I am trying to cluster the following data from a CSV file with K means clustering.
Sample1,Sample2,45
Sample1,Sample3,69
Sample1,Sample4,12
Sample2,Sample2,46
Sample2,Sample1,78
It is basically a graph where Samples are nodes and the numbers are the edges (weights).
I read the file as following:
fileopening = fopen('data.csv', 'rU')
reading = csv.reader(fileopening, delimiter=',')
L = list(reading)
I used this code: https://gist.github.com/betzerra/8744068
Here clusters are built based on the following:
num_points, dim, k, cutoff, lower, upper = 10, 2, 3, 0.5, 0, 200
points = map( lambda i: makeRandomPoint(dim, lower, upper), range(num_points) )

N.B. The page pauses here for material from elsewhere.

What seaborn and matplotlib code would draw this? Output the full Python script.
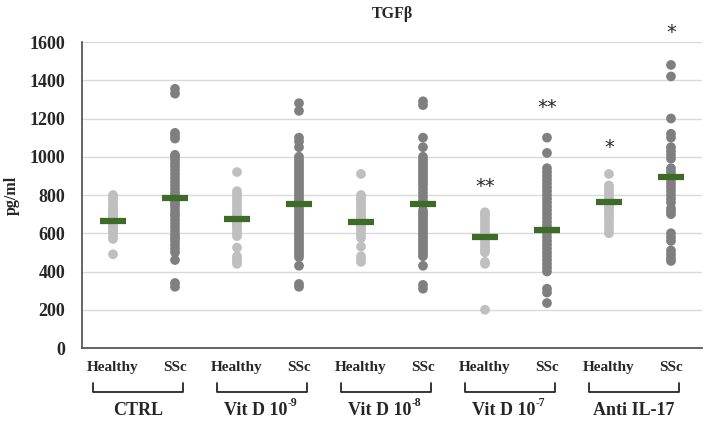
import numpy as np
import pandas as pd
import seaborn as sns
import matplotlib.pyplot as plt

# group label: (main text, superscript)
conditions = [("CTRL", ""), ("Vit D 10", "-9"), ("Vit D 10", "-8"),
              ("Vit D 10", "-7"), ("Anti IL-17", "")]
status = ["Healthy", "SSc"]

ctrl_h = [800, 790, 775, 760, 745, 730, 720, 710, 700, 690, 680, 670, 660, 650,
          640, 630, 620, 610, 600, 580, 570, 490]
ctrl_s = [1355, 1330, 1125, 1110, 1095, 1010, 1000, 985, 965, 950, 930, 910, 890,
          870, 850, 830, 810, 795, 780, 770, 755, 740, 720, 700, 690, 670, 650,
          630, 610, 590, 575, 560, 540, 520, 500, 460, 340, 320]
vitd9_h = [920, 820, 805, 790, 775, 760, 745, 730, 715, 700, 690, 680, 670, 660,
           650, 640, 630, 615, 600, 585, 525, 480, 465, 450, 440]
vitd9_s = [1280, 1240, 1100, 1080, 1050, 1000, 985, 970, 955, 940, 925, 910, 895,
           880, 865, 850, 835, 820, 805, 790, 775, 760, 745, 730, 715, 700, 685,
           670, 655, 640, 625, 610, 595, 580, 565, 550, 535, 520, 505, 490, 475,
           430, 335, 320]
vitd8_h = [910, 800, 785, 770, 755, 740, 725, 710, 695, 680, 665, 650, 640, 630,
           620, 605, 590, 575, 530, 480, 465, 450]
vitd8_s = [1290, 1270, 1100, 1050, 1000, 985, 970, 955, 940, 925, 910, 895, 880,
           865, 850, 830, 810, 790, 770, 750, 720, 705, 690, 675, 660, 645, 630,
           615, 600, 585, 570, 555, 540, 525, 510, 495, 480, 430, 330, 310]
vitd7_h = [710, 700, 690, 675, 660, 645, 630, 615, 600, 585, 570, 555, 540, 525,
           510, 500, 450, 440, 200]
vitd7_s = [1100, 1020, 940, 920, 900, 880, 860, 840, 820, 800, 780, 760, 740, 720,
           700, 680, 660, 640, 620, 600, 580, 560, 540, 520, 500, 480, 460, 440,
           420, 400, 310, 290, 235]
anti_h = [910, 850, 835, 820, 805, 790, 775, 760, 745, 730, 715, 700, 685, 670,
          650, 630, 610, 600]
anti_s = [1480, 1420, 1200, 1120, 1100, 1050, 1030, 1010, 990, 940, 920, 900, 880,
          860, 840, 820, 800, 780, 760, 730, 715, 700, 600, 580, 560, 510, 490,
          470, 455]

means = [665, 785, 672, 755, 660, 755, 580, 617, 765, 895]

# significance marks: (column index, y value, text)
stars = [(6, 842, "**"), (7, 1255, "**"), (8, 1046, "*"), (9, 1652, "*")]

groups = [ctrl_h, ctrl_s, vitd9_h, vitd9_s, vitd8_h, vitd8_s,
          vitd7_h, vitd7_s, anti_h, anti_s]

rows = []
for i, vals in enumerate(groups):
    for v in vals:
        rows.append({"col": f"c{i}", "status": status[i % 2], "value": v})
df = pd.DataFrame(rows)
order = [f"c{i}" for i in range(len(groups))]

sns.set_theme(style="white")
plt.rcParams["font.family"] = ["Liberation Serif", "DejaVu Serif"]
plt.rcParams["font.weight"] = "bold"

fig = plt.figure(figsize=(7.1, 4.23), dpi=100)
ax = fig.add_axes([0.1155, 0.1773, 0.8732, 0.7234])

sns.stripplot(data=df, x="col", y="value", hue="status", order=order,
              palette={"Healthy": "#BFBFBF", "SSc": "#7F7F7F"},
              jitter=False, size=7, linewidth=0, legend=False, ax=ax, zorder=3)

xs = np.arange(len(groups))
ax.hlines(means, xs - 0.21, xs + 0.21, colors="#3E6B27", linewidth=4.5, zorder=4)

for i, y, t in stars:
    ax.text(i, y, t, ha="center", va="center", fontsize=14,
            family="DejaVu Sans", fontweight="normal", clip_on=False)

ax.set_ylim(0, 1600)
ax.set_xlim(-0.5, len(groups) - 0.5)
ax.set_yticks(range(0, 1601, 200))
ax.yaxis.grid(True, color="#D9D9D9", linewidth=1)
ax.set_axisbelow(True)
for s in ["top", "right"]:
    ax.spines[s].set_visible(False)
for s in ["left", "bottom"]:
    ax.spines[s].set_color("#595959")
    ax.spines[s].set_linewidth(1.3)

ax.set_xticks(xs)
ax.set_xticklabels([status[i % 2] for i in xs], fontsize=11, fontweight="bold")
ax.tick_params(axis="x", length=0, pad=9)
ax.tick_params(axis="y", length=0, pad=12, labelsize=13)
for lab in ax.get_yticklabels():
    lab.set_fontweight("bold")

ax.set_xlabel("")
ax.set_ylabel("pg/ml", fontsize=11.5, fontweight="bold")
ax.yaxis.set_label_coords(-0.1, 0.5)
ax.set_title("TGFβ", fontsize=11.5, fontweight="bold", pad=17)

tr = ax.get_xaxis_transform()
for g, (name, sup) in enumerate(conditions):
    x0 = 2 * g - 0.33
    x1 = 2 * g + 1.13
    ax.plot([x0, x0, x1, x1], [-0.114, -0.144, -0.144, -0.114], color="#262626",
            linewidth=1.3, transform=tr, clip_on=False)
    xc = 2 * g + 0.4 - (0.1 if sup else 0)
    t = ax.text(xc, -0.205, name, transform=tr, ha="center", va="center",
                fontsize=13, fontweight="bold")
    if sup:
        ax.annotate(sup, xy=(1.0, 0.62), xycoords=t, ha="left", va="bottom",
                    fontsize=8.5, fontweight="bold")

fig.savefig("out.png", dpi=100)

clusters = kmeans(points, k, cutoff)
for i,c in enumerate(clusters):
for p in c.points:
print " Cluster: ",i,"\t Point :", p
I replaced points with list L. But I got lots of errors: AttributeError, 'int' object has no attribute 'n', etc.
I need to perform K means clustering based on the third number column (edges) of my CSV file. This tutorial uses randomly creating points. But I am not sure, how to use this CSV data as an input to this k means function. How to perform k means (k=2) for my data? How can I send the CSV file data as input to this k means function?
In short "you can't".
Long answer:
K-means is defined for euclidean spaces only and it requires a valid points positions, while you only have distances between them, probably not in a strict mathematical sense but rather some kind of "similarity". K-means is not designed to work with similarity matrices.
What you can do?
You can use some other method to embeed your points in euclidean space in such a way, that they closely reasamble your distances, one of such tools is Multidimensional scaling (MDS): http://en.wikipedia.org/wiki/Multidimensional_scaling
Once point 1 is done you can run k-means
Alternatively you can also construct a kernel (valid in a Mercer's sense) by performing some kernel learning techniques to reasamble your data and then run kernel k-means on the resulting Gram matrix.

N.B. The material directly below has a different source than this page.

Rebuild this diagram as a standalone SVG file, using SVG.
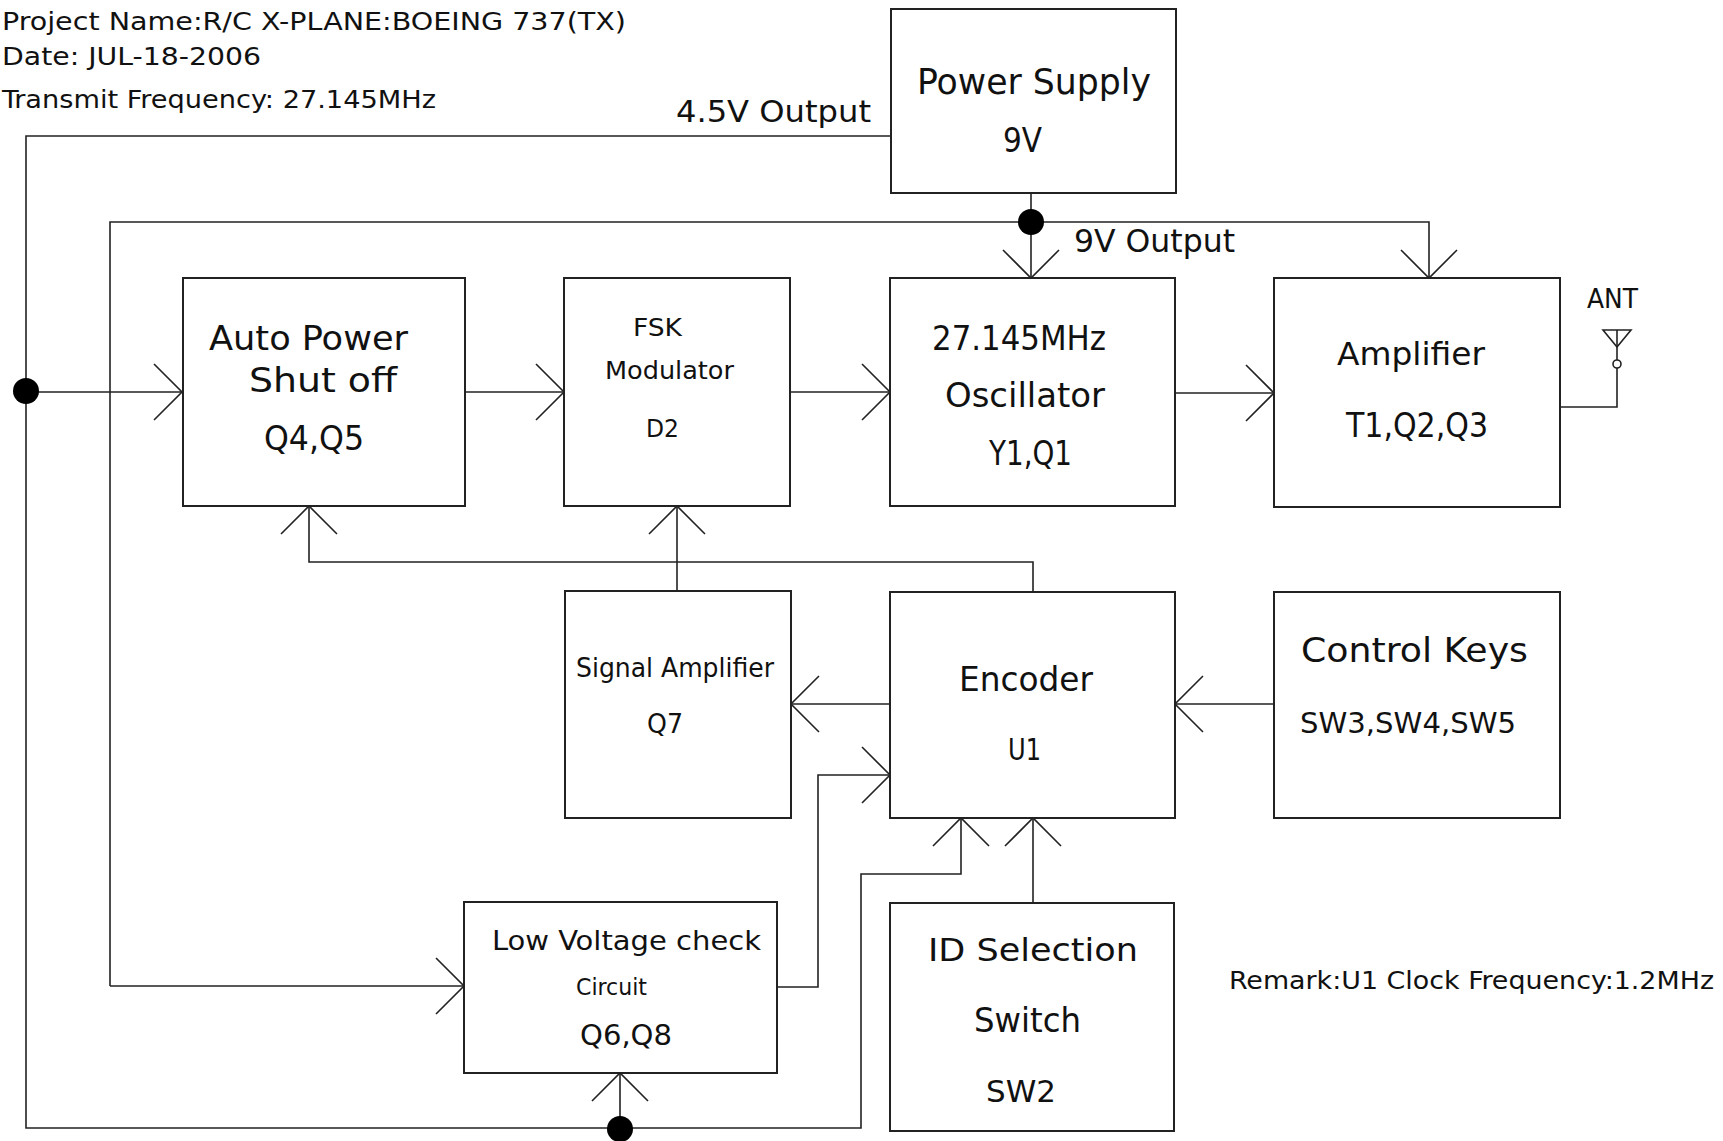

As lejlot said, only distances between points are not enough to run k-means in the classic sense. It's easy to understand if you understand the nature of k-means. On a high level, k-means works as follows:
1) Randomly assign points to cluster.
(Technically, there are more sophisticated ways of initial partitioning,
but that's not essential right now).
2) Compute centroids of the cluster.
(This is where you need the actual coordinates of the points.)
3) Reassign each point to a cluster with the closest centroid.
4) Repeat steps 2)-3) until stop condition is met.
So, as you can see, in the classic interpretation, k-means will not work, because it is unclear how to compute centroids. However, I have several suggestions of what you could do.
Suggestion 1.
Embed your points in N-dimensional space, where N is the number of points, so that the coordinates of each point are the distances to all the other points.
For example the data you showed:
Sample1,Sample2,45
Sample1,Sample3,69
Sample1,Sample4,12
Sample2,Sample2,46
Sample2,Sample1,78
becomes:
Sample1: (0,45,69,12,...)
Sample2: (78,46,0,0,...)
Then you can legitimately use Euclidean distance. Note, that the actual distances between points will not be preserved, but this could be a simple and reasonable approximation to preserve relative distances between the points. Another disadvantage is that if you have a lot of points, than your memory (and running time) requirements will be order of N^2.
Suggestion 2.
Instead of k-means, try k-medoids. For this one, you do not need the actual coordinates of the points, because instead of centroid, you need to compute medoids. Medoid of a cluster is a points from this cluster, whish has the smallest average distance to all other points in this cluster. You could look for the implementations online. Or it's actually pretty easy to implement. The running time will be proportional to N^2 as well.
Final remark.
Why do you wan to use k-means at all? Seems like you have a weighted directed graph. There are clustering algorithms specially intended for graphs. This is beyond the scope of your question, but maybe this is something that could be worth considering?